I came across this article that discusses how children’s brains go through different transitions as they age in the ways that they interpret and figure out math. Some excerpts that I found interesting from the article are below:
“Students start off at the foundation of counting fingers or objects to figure early problems. “Healthy children start making that switch between counting to what’s called fact retrieval when they’re 8 years old to 9 years old when they’re still working on fundamental addition and subtraction. How well kids make that shift to memory-based problem-solving is known to predict their ultimate math achievement.”

“Stanford University researchers first peeked into the brains of 28 children as they solved a series of simple addition problems inside a brain-scanning MRI machine. The children were tested twice, roughly a year apart. As the kids got older, their answers relied more on memory and became faster and more accurate, and it showed in the brain. There was less activity in the prefrontal and parietal regions associated with counting and more in the brain’s memory center, the hippocampus. The stronger the connections, the greater each individual’s ability to retrieve facts from memory,” said Dr. Vinod Menon, a psychiatry professor at Stanford and the study’s senior author.”

“Next, Menon’s team put 20 adolescents and 20 adults into the MRI machines and gave them the same simple addition problems. It turns out that adults don’t use their memory-crunching hippocampus in the same way. Instead of using a lot of effort, retrieving six plus four equals 10 from long-term storage was almost automatic, Menon said.”

“If your brain doesn’t have to work as hard on simple math, it has more working memory free to process the teacher’s brand-new lesson on more complex math. ” The study provides new evidence that this experience with math actually changes the hippocampal patterns or the connections. They become more stable with skill development,” she said. “So learning your addition and multiplication tables and having them in rote memory helps.”

“Stanford’s Menon said the next step is to study what goes wrong with this system in children with math learning disabilities so that scientists might try new strategies to help them learn.”
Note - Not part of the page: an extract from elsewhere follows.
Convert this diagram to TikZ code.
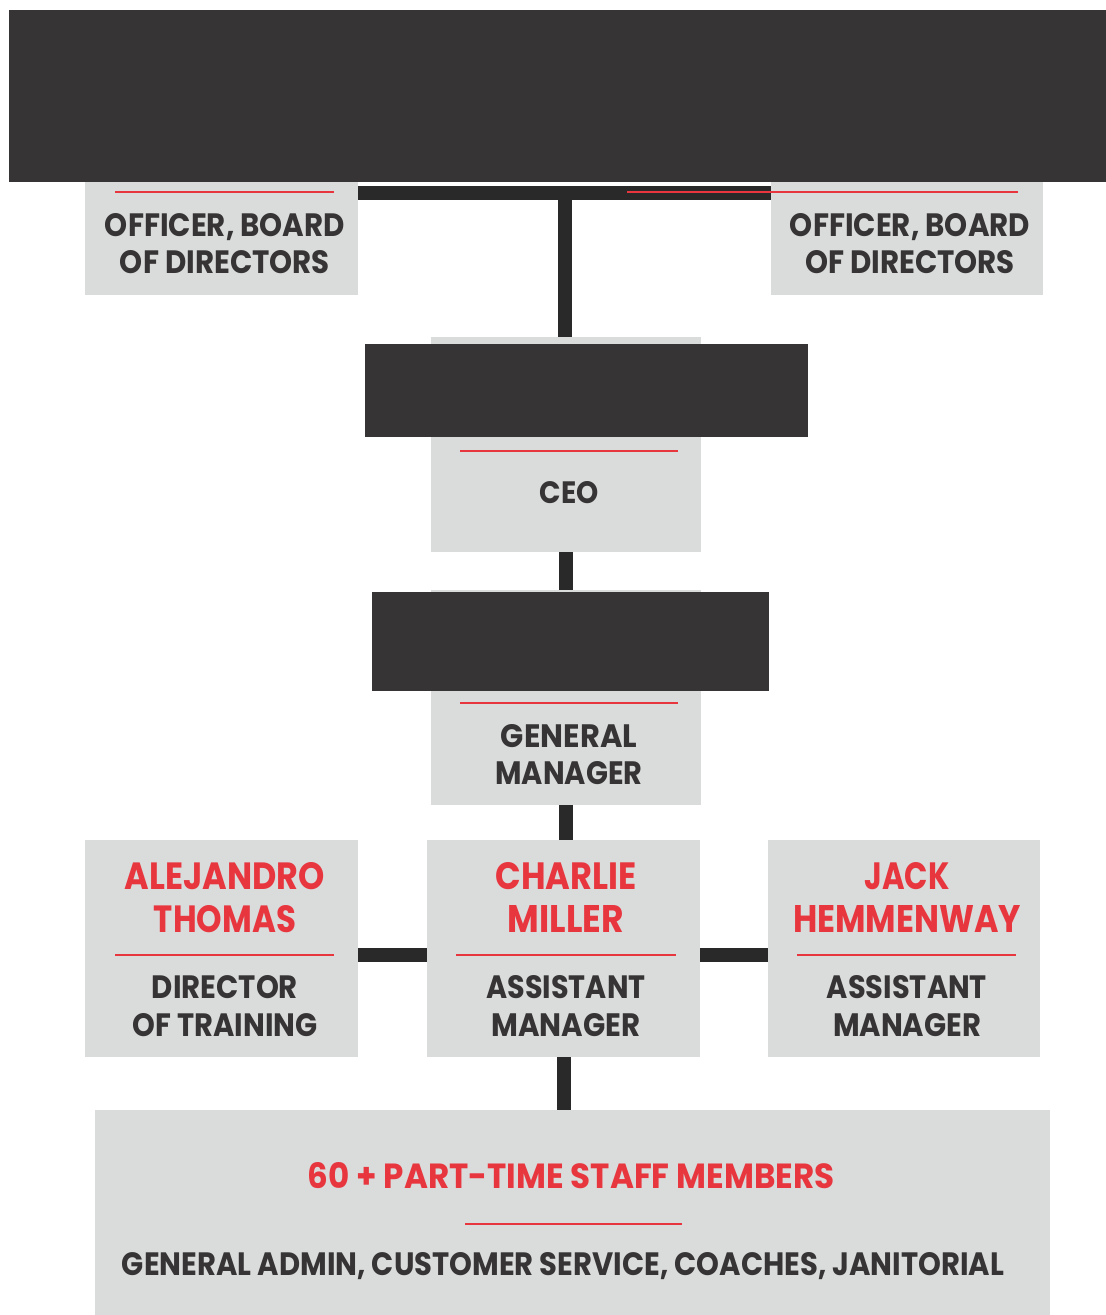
\documentclass[tikz,border=0pt]{standalone}
\usepackage{fontspec}
\setmainfont{Poppins}
\usepackage{graphicx}
\definecolor{ink}{HTML}{363435}
\definecolor{linkink}{HTML}{2A292A}
\definecolor{panel}{HTML}{DADBDB}
\definecolor{accent}{HTML}{E8363F}
% one line of capitals set to a given width and cap height
\newcommand{\fitline}[3]{\resizebox{#1pt}{#2pt}{\bfseries #3}}
\begin{document}
\begin{tikzpicture}[x=1pt,y=-1pt,
  panelbox/.style={fill=panel, draw=none, inner sep=0, outer sep=0},
  inkbox/.style={fill=ink, draw=none, inner sep=0, outer sep=0},
  stem/.style={draw=linkink, line width=14pt},
  rule/.style={draw=accent, line width=1.3pt},
  txt/.style={inner sep=0, anchor=base, text=ink},
  nm/.style={txt, text=accent}]
\useasboundingbox[fill=white] (0,0) rectangle (1106,1315);

% panels
\node[panelbox, minimum width=273pt, minimum height=113pt] (offl) at (221.5,238.5) {};
\node[panelbox, minimum width=272pt, minimum height=113pt] (offr) at (907,238.5) {};
\node[panelbox, minimum width=270pt, minimum height=215pt] (ceo) at (566,444.5) {};
\node[panelbox, minimum width=270pt, minimum height=215pt] (gm) at (566,697.5) {};
\node[panelbox, minimum width=273pt, minimum height=217pt] (alej) at (221.5,948.5) {};
\node[panelbox, minimum width=273pt, minimum height=217pt] (charlie) at (563.5,948.5) {};
\node[panelbox, minimum width=272pt, minimum height=217pt] (jack) at (904,948.5) {};
\node[panelbox, minimum width=955pt, minimum height=205pt] (staff) at (572.5,1212.5) {};

% crossbar under the banner
\node[inkbox, fill=linkink, minimum width=413pt, minimum height=14pt] (bar) at (564.5,193) {};

% connectors
\draw[stem] (bar.south) -- (bar.south |- ceo.north);
\draw[stem] (ceo.south) -- (gm.north);
\draw[stem] (gm.south) -- (gm.south |- charlie.north);
\draw[stem] (charlie.south) -- (charlie.south |- staff.north);
\draw[stem] ([yshift=-6.5pt]alej.east) -- ([yshift=-6.5pt]charlie.west);
\draw[stem] ([yshift=-6.5pt]charlie.east) -- ([yshift=-6.5pt]jack.west);

% dark blocks
\node[inkbox, minimum width=1097pt, minimum height=172pt] (banner) at (557.5,96) {};
\node[inkbox, minimum width=443pt, minimum height=93pt] (ceoblock) at (586.5,390.5) {};
\node[inkbox, minimum width=397pt, minimum height=99pt] (gmblock) at (570.5,641.5) {};

% red rules
\draw[rule] (115,192) -- (334,192);
\draw[rule] (627,192) -- (1018,192);
\draw[rule] (460,451) -- (678,451);
\draw[rule] (460,703) -- (678,703);
\draw[rule] (115,955) -- (334,955);
\draw[rule] (456,955) -- (676,955);
\draw[rule] (797,955) -- (1016,955);
\draw[rule] (465,1224) -- (682,1224);

% texts
\node[txt] (offl1) at (225,236.5) {\fitline{240}{23}{OFFICER, BOARD}};
\node[txt] (offl2) at (225,273.5) {\fitline{210}{23}{OF DIRECTORS}};
\node[txt] (offr1) at (910,236.5) {\fitline{240}{23}{OFFICER, BOARD}};
\node[txt] (offr2) at (910,273.5) {\fitline{210}{23}{OF DIRECTORS}};

\node[txt] (ceot) at (569,503) {\fitline{59}{22}{CEO}};

\node[txt] (gm1) at (569,747.5) {\fitline{136}{23}{GENERAL}};
\node[txt] (gm2) at (569,784.5) {\fitline{147}{23}{MANAGER}};

\node[nm] (alej1) at (225,889.5) {\fitline{200}{27}{ALEJANDRO}};
\node[nm] (alej2) at (225,932.5) {\fitline{142}{27}{THOMAS}};
\node[txt] (alej3) at (225,998.5) {\fitline{146}{23}{DIRECTOR}};
\node[txt] (alej4) at (225,1036.5) {\fitline{185}{23}{OF TRAINING}};

\node[nm] (char1) at (566,889.5) {\fitline{141}{27}{CHARLIE}};
\node[nm] (char2) at (566,932.5) {\fitline{116}{27}{MILLER}};
\node[txt] (char3) at (566,998.5) {\fitline{159}{23}{ASSISTANT}};
\node[txt] (char4) at (566,1036.5) {\fitline{149}{23}{MANAGER}};

\node[nm] (jack1) at (907,889.5) {\fitline{85}{27}{JACK}};
\node[nm] (jack2) at (907,932.5) {\fitline{228}{27}{HEMMENWAY}};
\node[txt] (jack3) at (907,998.5) {\fitline{160}{23}{ASSISTANT}};
\node[txt] (jack4) at (907,1036.5) {\fitline{148}{23}{MANAGER}};

\node[nm] (staff1) at (571,1188.5) {\fitline{527}{26}{60 + PART-TIME STAFF MEMBERS}};
\node[txt] (staff2) at (563,1275.5) {\fitline{882}{23}{GENERAL ADMIN, CUSTOMER SERVICE, COACHES, JANITORIAL}};
\end{tikzpicture}
\end{document}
The quote: “If your brain doesn’t have to work as hard on simple math, it has more working memory free to process the teacher’s brand-new lesson on more complex math.” really stuck out to me. I have always felt that math instruction needed to combine both the rote memory of basic facts and give students a good foundation in number sense and higher-order math skills. Unfortunately many of the different math curriculums out there today don’t emphasize both. It always seems like it is basic facts vs. high order thinking. Problem is good math students have BOTH of these skills in their repertoire and good math curriculum should contain both as well!

What are your thoughts regarding helping students become fluent in the basic facts? What are your tricks and tips?